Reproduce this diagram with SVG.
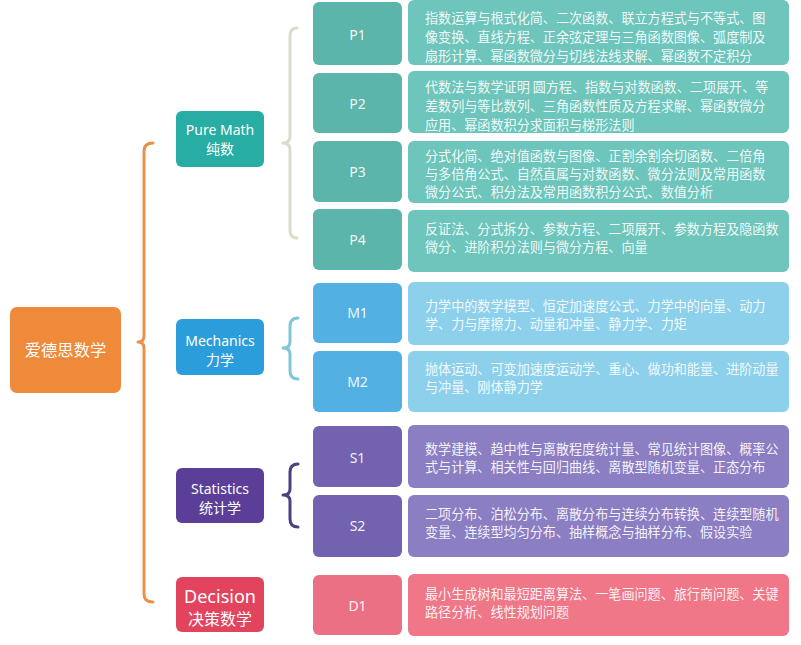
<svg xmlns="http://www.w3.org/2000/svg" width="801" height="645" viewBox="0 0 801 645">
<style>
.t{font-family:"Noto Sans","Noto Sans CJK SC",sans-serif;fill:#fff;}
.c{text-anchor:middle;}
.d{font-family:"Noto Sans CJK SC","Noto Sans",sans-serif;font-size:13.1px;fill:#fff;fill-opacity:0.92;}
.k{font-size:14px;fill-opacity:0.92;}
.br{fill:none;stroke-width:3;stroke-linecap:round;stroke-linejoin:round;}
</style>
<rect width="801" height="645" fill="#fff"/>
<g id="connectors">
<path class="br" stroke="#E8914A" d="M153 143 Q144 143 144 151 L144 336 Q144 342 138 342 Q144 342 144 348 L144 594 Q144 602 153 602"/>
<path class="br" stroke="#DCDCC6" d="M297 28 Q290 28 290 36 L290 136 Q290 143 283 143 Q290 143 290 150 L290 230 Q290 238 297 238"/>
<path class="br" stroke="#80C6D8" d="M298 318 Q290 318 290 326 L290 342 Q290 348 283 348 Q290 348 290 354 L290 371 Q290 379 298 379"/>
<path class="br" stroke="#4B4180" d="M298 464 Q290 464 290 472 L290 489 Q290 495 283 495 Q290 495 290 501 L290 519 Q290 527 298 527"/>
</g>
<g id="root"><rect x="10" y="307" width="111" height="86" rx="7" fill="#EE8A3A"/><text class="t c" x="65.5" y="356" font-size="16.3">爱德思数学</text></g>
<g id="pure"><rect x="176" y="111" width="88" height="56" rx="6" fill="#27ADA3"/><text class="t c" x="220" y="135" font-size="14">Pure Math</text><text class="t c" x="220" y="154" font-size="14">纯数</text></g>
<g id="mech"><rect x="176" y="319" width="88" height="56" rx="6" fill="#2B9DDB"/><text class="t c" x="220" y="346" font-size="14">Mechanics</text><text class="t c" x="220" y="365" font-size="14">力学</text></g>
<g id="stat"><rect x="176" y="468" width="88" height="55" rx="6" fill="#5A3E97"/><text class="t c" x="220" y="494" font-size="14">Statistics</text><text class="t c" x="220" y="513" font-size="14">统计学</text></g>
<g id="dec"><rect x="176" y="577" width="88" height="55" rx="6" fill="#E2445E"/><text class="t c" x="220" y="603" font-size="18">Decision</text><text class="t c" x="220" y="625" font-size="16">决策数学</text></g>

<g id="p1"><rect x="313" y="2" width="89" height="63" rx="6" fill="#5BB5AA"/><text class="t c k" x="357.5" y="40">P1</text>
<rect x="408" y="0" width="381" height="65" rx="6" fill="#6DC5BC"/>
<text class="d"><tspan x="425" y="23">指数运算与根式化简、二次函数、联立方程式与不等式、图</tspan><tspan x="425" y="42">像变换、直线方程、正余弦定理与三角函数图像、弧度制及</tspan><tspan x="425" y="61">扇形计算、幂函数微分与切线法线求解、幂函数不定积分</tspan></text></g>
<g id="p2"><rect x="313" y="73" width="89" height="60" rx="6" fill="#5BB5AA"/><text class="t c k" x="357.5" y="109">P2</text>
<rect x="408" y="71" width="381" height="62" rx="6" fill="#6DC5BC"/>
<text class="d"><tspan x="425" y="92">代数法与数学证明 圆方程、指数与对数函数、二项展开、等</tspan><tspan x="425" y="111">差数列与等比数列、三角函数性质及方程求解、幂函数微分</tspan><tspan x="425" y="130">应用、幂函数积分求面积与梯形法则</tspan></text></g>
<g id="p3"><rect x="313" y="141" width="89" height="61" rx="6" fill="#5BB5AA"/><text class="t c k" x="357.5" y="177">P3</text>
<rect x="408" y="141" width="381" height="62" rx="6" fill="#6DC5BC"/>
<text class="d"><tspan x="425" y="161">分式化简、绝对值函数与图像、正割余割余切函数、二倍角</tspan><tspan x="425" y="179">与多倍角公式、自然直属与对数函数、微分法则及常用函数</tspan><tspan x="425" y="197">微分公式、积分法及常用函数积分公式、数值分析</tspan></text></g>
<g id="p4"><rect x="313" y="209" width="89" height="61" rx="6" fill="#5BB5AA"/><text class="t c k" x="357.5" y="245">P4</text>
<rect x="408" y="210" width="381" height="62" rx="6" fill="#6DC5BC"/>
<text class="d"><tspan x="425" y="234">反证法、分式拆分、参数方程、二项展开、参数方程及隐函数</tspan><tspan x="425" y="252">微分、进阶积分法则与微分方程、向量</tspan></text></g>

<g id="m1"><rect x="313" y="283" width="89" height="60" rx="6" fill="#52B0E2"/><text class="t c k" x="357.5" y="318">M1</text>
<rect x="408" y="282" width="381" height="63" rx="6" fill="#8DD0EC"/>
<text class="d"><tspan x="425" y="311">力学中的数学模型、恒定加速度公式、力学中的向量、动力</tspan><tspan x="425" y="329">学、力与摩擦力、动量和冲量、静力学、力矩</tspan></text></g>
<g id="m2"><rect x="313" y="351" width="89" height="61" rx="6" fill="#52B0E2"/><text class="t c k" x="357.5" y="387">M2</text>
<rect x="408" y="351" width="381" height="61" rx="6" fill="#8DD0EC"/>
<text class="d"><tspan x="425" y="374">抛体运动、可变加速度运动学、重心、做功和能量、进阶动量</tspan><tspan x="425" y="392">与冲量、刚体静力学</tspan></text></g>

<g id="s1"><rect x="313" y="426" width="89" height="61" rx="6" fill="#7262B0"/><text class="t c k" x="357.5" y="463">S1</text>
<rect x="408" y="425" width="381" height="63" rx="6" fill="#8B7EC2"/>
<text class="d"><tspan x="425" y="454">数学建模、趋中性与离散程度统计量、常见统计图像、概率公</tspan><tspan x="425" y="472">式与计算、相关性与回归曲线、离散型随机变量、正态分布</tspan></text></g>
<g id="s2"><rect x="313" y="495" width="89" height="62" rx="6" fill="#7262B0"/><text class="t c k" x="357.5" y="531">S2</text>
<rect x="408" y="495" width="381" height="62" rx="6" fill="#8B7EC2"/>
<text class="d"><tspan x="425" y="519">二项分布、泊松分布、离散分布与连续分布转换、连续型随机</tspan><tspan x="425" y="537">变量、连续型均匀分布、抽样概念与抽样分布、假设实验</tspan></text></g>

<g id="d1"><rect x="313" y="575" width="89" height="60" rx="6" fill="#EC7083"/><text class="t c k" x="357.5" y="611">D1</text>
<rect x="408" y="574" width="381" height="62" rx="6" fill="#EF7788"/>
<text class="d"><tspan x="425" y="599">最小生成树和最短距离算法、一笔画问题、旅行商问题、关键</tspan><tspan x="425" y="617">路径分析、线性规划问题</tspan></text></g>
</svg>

= = =

__Required task__.
Repeat the listing in full and exactly. Leave any pictures out.

__Expected output__.
Reproduce this diagram with SVG.
<svg xmlns="http://www.w3.org/2000/svg" width="801" height="645" viewBox="0 0 801 645">
<style>
.t{font-family:"Noto Sans","Noto Sans CJK SC",sans-serif;fill:#fff;}
.c{text-anchor:middle;}
.d{font-family:"Noto Sans CJK SC","Noto Sans",sans-serif;font-size:13.1px;fill:#fff;fill-opacity:0.92;}
.k{font-size:14px;fill-opacity:0.92;}
.br{fill:none;stroke-width:3;stroke-linecap:round;stroke-linejoin:round;}
</style>
<rect width="801" height="645" fill="#fff"/>
<g id="connectors">
<path class="br" stroke="#E8914A" d="M153 143 Q144 143 144 151 L144 336 Q144 342 138 342 Q144 342 144 348 L144 594 Q144 602 153 602"/>
<path class="br" stroke="#DCDCC6" d="M297 28 Q290 28 290 36 L290 136 Q290 143 283 143 Q290 143 290 150 L290 230 Q290 238 297 238"/>
<path class="br" stroke="#80C6D8" d="M298 318 Q290 318 290 326 L290 342 Q290 348 283 348 Q290 348 290 354 L290 371 Q290 379 298 379"/>
<path class="br" stroke="#4B4180" d="M298 464 Q290 464 290 472 L290 489 Q290 495 283 495 Q290 495 290 501 L290 519 Q290 527 298 527"/>
</g>
<g id="root"><rect x="10" y="307" width="111" height="86" rx="7" fill="#EE8A3A"/><text class="t c" x="65.5" y="356" font-size="16.3">爱德思数学</text></g>
<g id="pure"><rect x="176" y="111" width="88" height="56" rx="6" fill="#27ADA3"/><text class="t c" x="220" y="135" font-size="14">Pure Math</text><text class="t c" x="220" y="154" font-size="14">纯数</text></g>
<g id="mech"><rect x="176" y="319" width="88" height="56" rx="6" fill="#2B9DDB"/><text class="t c" x="220" y="346" font-size="14">Mechanics</text><text class="t c" x="220" y="365" font-size="14">力学</text></g>
<g id="stat"><rect x="176" y="468" width="88" height="55" rx="6" fill="#5A3E97"/><text class="t c" x="220" y="494" font-size="14">Statistics</text><text class="t c" x="220" y="513" font-size="14">统计学</text></g>
<g id="dec"><rect x="176" y="577" width="88" height="55" rx="6" fill="#E2445E"/><text class="t c" x="220" y="603" font-size="18">Decision</text><text class="t c" x="220" y="625" font-size="16">决策数学</text></g>

<g id="p1"><rect x="313" y="2" width="89" height="63" rx="6" fill="#5BB5AA"/><text class="t c k" x="357.5" y="40">P1</text>
<rect x="408" y="0" width="381" height="65" rx="6" fill="#6DC5BC"/>
<text class="d"><tspan x="425" y="23">指数运算与根式化简、二次函数、联立方程式与不等式、图</tspan><tspan x="425" y="42">像变换、直线方程、正余弦定理与三角函数图像、弧度制及</tspan><tspan x="425" y="61">扇形计算、幂函数微分与切线法线求解、幂函数不定积分</tspan></text></g>
<g id="p2"><rect x="313" y="73" width="89" height="60" rx="6" fill="#5BB5AA"/><text class="t c k" x="357.5" y="109">P2</text>
<rect x="408" y="71" width="381" height="62" rx="6" fill="#6DC5BC"/>
<text class="d"><tspan x="425" y="92">代数法与数学证明 圆方程、指数与对数函数、二项展开、等</tspan><tspan x="425" y="111">差数列与等比数列、三角函数性质及方程求解、幂函数微分</tspan><tspan x="425" y="130">应用、幂函数积分求面积与梯形法则</tspan></text></g>
<g id="p3"><rect x="313" y="141" width="89" height="61" rx="6" fill="#5BB5AA"/><text class="t c k" x="357.5" y="177">P3</text>
<rect x="408" y="141" width="381" height="62" rx="6" fill="#6DC5BC"/>
<text class="d"><tspan x="425" y="161">分式化简、绝对值函数与图像、正割余割余切函数、二倍角</tspan><tspan x="425" y="179">与多倍角公式、自然直属与对数函数、微分法则及常用函数</tspan><tspan x="425" y="197">微分公式、积分法及常用函数积分公式、数值分析</tspan></text></g>
<g id="p4"><rect x="313" y="209" width="89" height="61" rx="6" fill="#5BB5AA"/><text class="t c k" x="357.5" y="245">P4</text>
<rect x="408" y="210" width="381" height="62" rx="6" fill="#6DC5BC"/>
<text class="d"><tspan x="425" y="234">反证法、分式拆分、参数方程、二项展开、参数方程及隐函数</tspan><tspan x="425" y="252">微分、进阶积分法则与微分方程、向量</tspan></text></g>

<g id="m1"><rect x="313" y="283" width="89" height="60" rx="6" fill="#52B0E2"/><text class="t c k" x="357.5" y="318">M1</text>
<rect x="408" y="282" width="381" height="63" rx="6" fill="#8DD0EC"/>
<text class="d"><tspan x="425" y="311">力学中的数学模型、恒定加速度公式、力学中的向量、动力</tspan><tspan x="425" y="329">学、力与摩擦力、动量和冲量、静力学、力矩</tspan></text></g>
<g id="m2"><rect x="313" y="351" width="89" height="61" rx="6" fill="#52B0E2"/><text class="t c k" x="357.5" y="387">M2</text>
<rect x="408" y="351" width="381" height="61" rx="6" fill="#8DD0EC"/>
<text class="d"><tspan x="425" y="374">抛体运动、可变加速度运动学、重心、做功和能量、进阶动量</tspan><tspan x="425" y="392">与冲量、刚体静力学</tspan></text></g>

<g id="s1"><rect x="313" y="426" width="89" height="61" rx="6" fill="#7262B0"/><text class="t c k" x="357.5" y="463">S1</text>
<rect x="408" y="425" width="381" height="63" rx="6" fill="#8B7EC2"/>
<text class="d"><tspan x="425" y="454">数学建模、趋中性与离散程度统计量、常见统计图像、概率公</tspan><tspan x="425" y="472">式与计算、相关性与回归曲线、离散型随机变量、正态分布</tspan></text></g>
<g id="s2"><rect x="313" y="495" width="89" height="62" rx="6" fill="#7262B0"/><text class="t c k" x="357.5" y="531">S2</text>
<rect x="408" y="495" width="381" height="62" rx="6" fill="#8B7EC2"/>
<text class="d"><tspan x="425" y="519">二项分布、泊松分布、离散分布与连续分布转换、连续型随机</tspan><tspan x="425" y="537">变量、连续型均匀分布、抽样概念与抽样分布、假设实验</tspan></text></g>

<g id="d1"><rect x="313" y="575" width="89" height="60" rx="6" fill="#EC7083"/><text class="t c k" x="357.5" y="611">D1</text>
<rect x="408" y="574" width="381" height="62" rx="6" fill="#EF7788"/>
<text class="d"><tspan x="425" y="599">最小生成树和最短距离算法、一笔画问题、旅行商问题、关键</tspan><tspan x="425" y="617">路径分析、线性规划问题</tspan></text></g>
</svg>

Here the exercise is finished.